Ceramics

The term ‘ceramics’ refers to a large number of inorganic compounds, mostly oxides or carbides of metal or semi-metals (semiconductors). Their properties are completely different from the initial metallic properties. Above all, ceramics are not meltable (but in most cases withstand very high temperatures) and excellent insulators. Historically, the term ceramics comprises malleable clay materials which are baked in a kiln to harden. These historic ceramics are primarily

  • Clay: 
    Clay is based on aluminium silicates. To this day, a large number of articles of daily use are made from clay: vessels, dishes, building materials (roof tiles), furnaces (for the high temperature resistance).
  • Porcelain:
    Clay which contains kaolin can be used in porcelain manufacture. Kaolin is a weathering product of feldspar. Depending on the deposit, it contains minerals in different combinations.

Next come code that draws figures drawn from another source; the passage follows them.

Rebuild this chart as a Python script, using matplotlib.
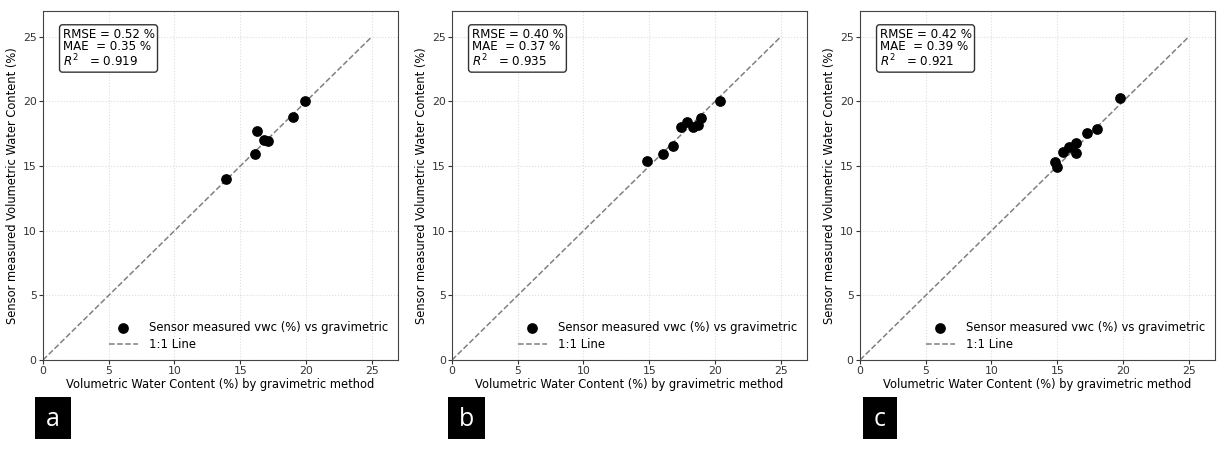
import matplotlib.pyplot as plt
from matplotlib.patches import Rectangle

# gravimetric vwc (x) vs sensor vwc (y), one pair of lists per panel
grav_a = [13.9, 16.1, 16.3, 16.8, 17.15, 19.05, 19.9]
sens_a = [14.0, 15.95, 17.75, 17.05, 16.95, 18.8, 20.05]

grav_b = [14.85, 16.05, 16.8, 17.45, 17.85, 18.3, 18.7, 18.95, 20.35]
sens_b = [15.4, 15.95, 16.55, 18.0, 18.45, 18.05, 18.2, 18.75, 20.05]

grav_c = [14.8, 15.0, 15.45, 15.9, 16.45, 16.45, 17.3, 18.0, 19.75]
sens_c = [15.35, 14.9, 16.1, 16.5, 16.8, 16.0, 17.6, 17.85, 20.25]

stats_rmse = [0.52, 0.40, 0.42]
stats_mae = [0.35, 0.37, 0.39]
stats_r2 = [0.919, 0.935, 0.921]
panel_tags = ['a', 'b', 'c']

one_to_one = [0, 25]

fig = plt.figure(figsize=(12.24, 4.49), dpi=100)
W, H = 1224.0, 449.0
lefts = [43, 452, 860]
ax_w = 355
ax_top, ax_bot = 11, 360
tag_x = [35, 448, 863]
tag_w = [36, 37, 34]

data = [(grav_a, sens_a), (grav_b, sens_b), (grav_c, sens_c)]

for i, (gx, sy) in enumerate(data):
    ax = fig.add_axes([lefts[i] / W, 1 - ax_bot / H, ax_w / W, (ax_bot - ax_top) / H])
    ax.scatter(gx, sy, s=45, color='black', zorder=3,
               label='Sensor measured vwc (%) vs gravimetric')
    ax.plot(one_to_one, one_to_one, linestyle='--', color='gray', lw=1.1, label='1:1 Line')
    ax.set_xlim(0, 27)
    ax.set_ylim(0, 27)
    ax.set_xticks([0, 5, 10, 15, 20, 25])
    ax.set_yticks([0, 5, 10, 15, 20, 25])
    ax.grid(True, color='#dddddd', linestyle=':', lw=0.8)
    ax.tick_params(labelsize=7.8, length=3, pad=1.5, colors='#333333')
    ax.set_xlabel('Volumetric Water Content (%) by gravimetric method', fontsize=8.3, labelpad=1)
    ax.set_ylabel('Sensor measured Volumetric Water Content (%)', fontsize=8.3, labelpad=3)
    for sp in ax.spines.values():
        sp.set_color('#444444')
    txt = (f'RMSE = {stats_rmse[i]:.2f} %\n'
           f'MAE  = {stats_mae[i]:.2f} %\n'
           f'$R^2$   = {stats_r2[i]:.3f}')
    ax.text(0.055, 0.952, txt, transform=ax.transAxes, fontsize=8.6, va='top', ha='left',
            linespacing=0.95,
            bbox=dict(boxstyle='round,pad=0.25', facecolor='white', edgecolor='#333333'))
    ax.legend(loc='lower right', frameon=False, fontsize=8.4, handlelength=2.5,
              borderaxespad=0.4, labelspacing=0.3, handletextpad=1.0)

    # black tag box with the panel letter
    fig.patches.append(Rectangle((tag_x[i] / W, 1 - 439 / H), tag_w[i] / W, 42 / H,
                                 transform=fig.transFigure, facecolor='black', edgecolor='none'))
    fig.text((tag_x[i] + tag_w[i] / 2) / W, 1 - 419 / H, panel_tags[i], color='white',
             fontsize=18, ha='center', va='center', family='Open Sans')

fig.savefig('out.png', dpi=100)
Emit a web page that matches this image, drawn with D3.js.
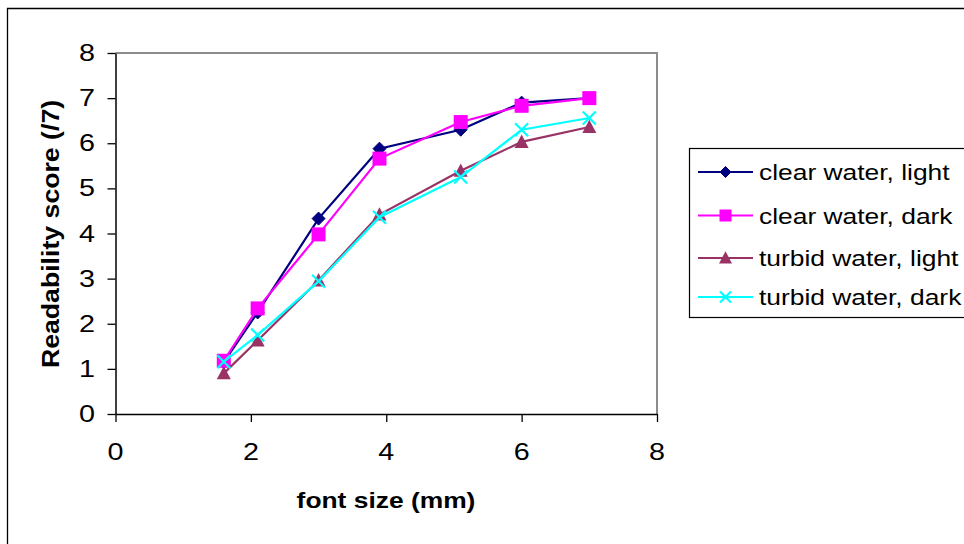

Technical ceramics: Due to their high hardness, ceramics are of great importance in technology for use in abrasives and polishing agents and in cutting tools for hard materials. This goes in particular for the minerals:

  • Aluminium oxide Al2O3 (corundum) for abrasives
  • Zirconium dioxide ZnO2 : for high-performance abrasives
  • Silicon carbide (SiC) for high-performance abrasives

The second major application for technical ceramics are fabricated part with the following characteristic properties:

  • temperature resistance
  • small heat expansion
  • good insulators
  • high hardness
  • high resistance to chemicals
  • low friction and abrasion
  • In addition to these outstanding properties, it is also characteristic of all ceramics that they are brittle and break easily under bending and stretching loads.

Fabricated parts are produced by sintering, as of late also by injection moulding and subsequent sintering. A process of growing importance is ceramic coating in a CVD and PACVD process in low-pressure plasma. Among the technical ceramics, the following are of particular importance:

  • Beryllium oxide (BeO) for fabricated parts with highest temperature resistance (crucibles, kilns)
  • Silicon carbides (SiC) as bearing material. For highest requirements, carbon fibre reinforcement silicon carbide is available.
  • Boron carbide and boron nitride extreme hardness (diamond-like)
  • Zirconium dioxide ZnO2 : For medical implants

Silicon carbide and boron carbide can be generated by CVD and PACVD.